My 9th grade English class was literature-focused, in theory, but mainly emphasized the kinds of connections I wanted my students at KU to make: stories help us talk about the world and they can (but don’t always) connect us across history, space, and racio-linguistic divides. We started out reading To Kill a Mockingbird (mostly because we had to) and students wrote about social justice work, comparing Atticus’ defense of Tom Robbinson with primary source documents on the Scottsboro trial, but also wrote papers referencing the legal struggles of the Young Lords, Black Panthers, and No More Deaths/No Mas Muertes. For some students, this was an opportunity to see that fiction could teach us about history, even if it didn’t “really happen.” For others, the connection between representations of previous struggles allowed them to see connections to activism they were involved in, especially around Stop & Frisk practices that dominated their neighborhoods. For others, the unit offered a chance to write about exactly how a privileged white lawyer was kind of missing the point.

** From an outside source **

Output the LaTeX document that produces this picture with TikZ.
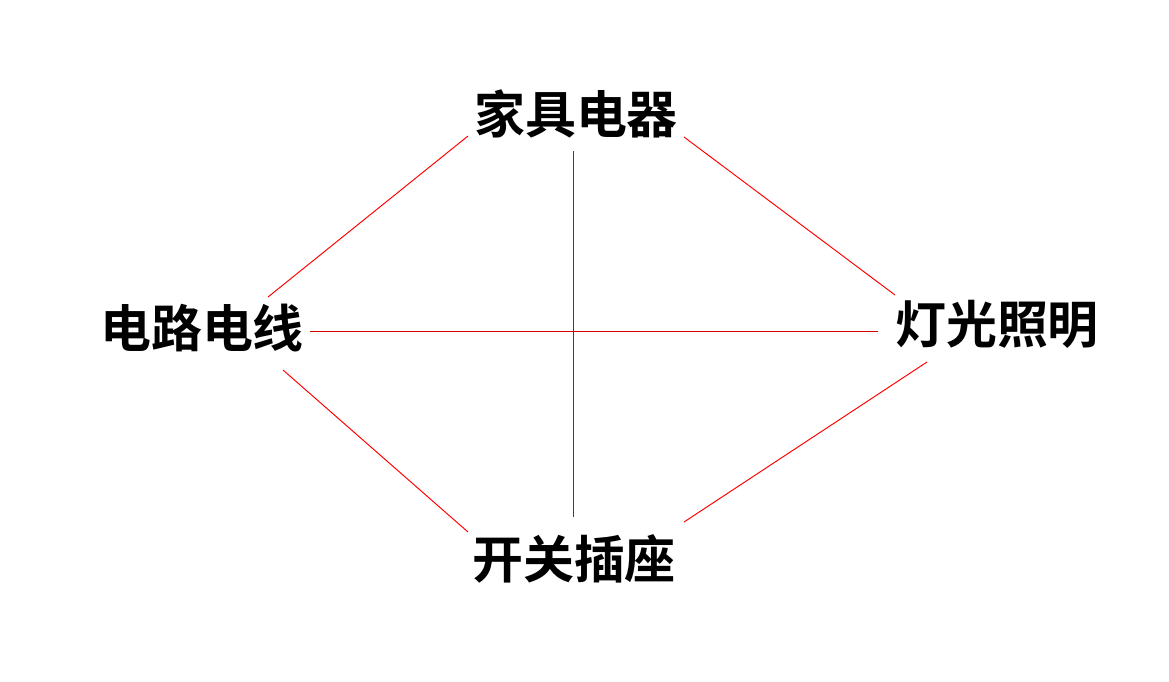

Another favorite unit of students was built around The Odyssey, another text we had foisted upon us. Students tended to like this unit for two reasons. First, they almost all got an opportunity to focus on reading a difficult text. We spent a lot of time discussing annotation methods for reading, including thinking of reading complex texts as translations, which most of them did on a day-to-day basis anyway. By the end of the unit, they had not just spent a lot of time reading something, but they felt a kind of agency over the process of reading, which many of them had never experienced before. But secondly, they liked the unit’s focus on Joseph Campbell’s Heroic Myth Cycle, which we used to talk about intertextuality, noting the similarities between Homer and Star Wars, then eventually writing an argument about whether or not The Warriors might qualify as a heroic epic. We even got to poke fun at the Eurocentric and racialized assumptions that Campbell’s philosophy conveyed, looking at Junot Diaz’s “Homecoming, with Turtle” as a kind of mock Homeric epic.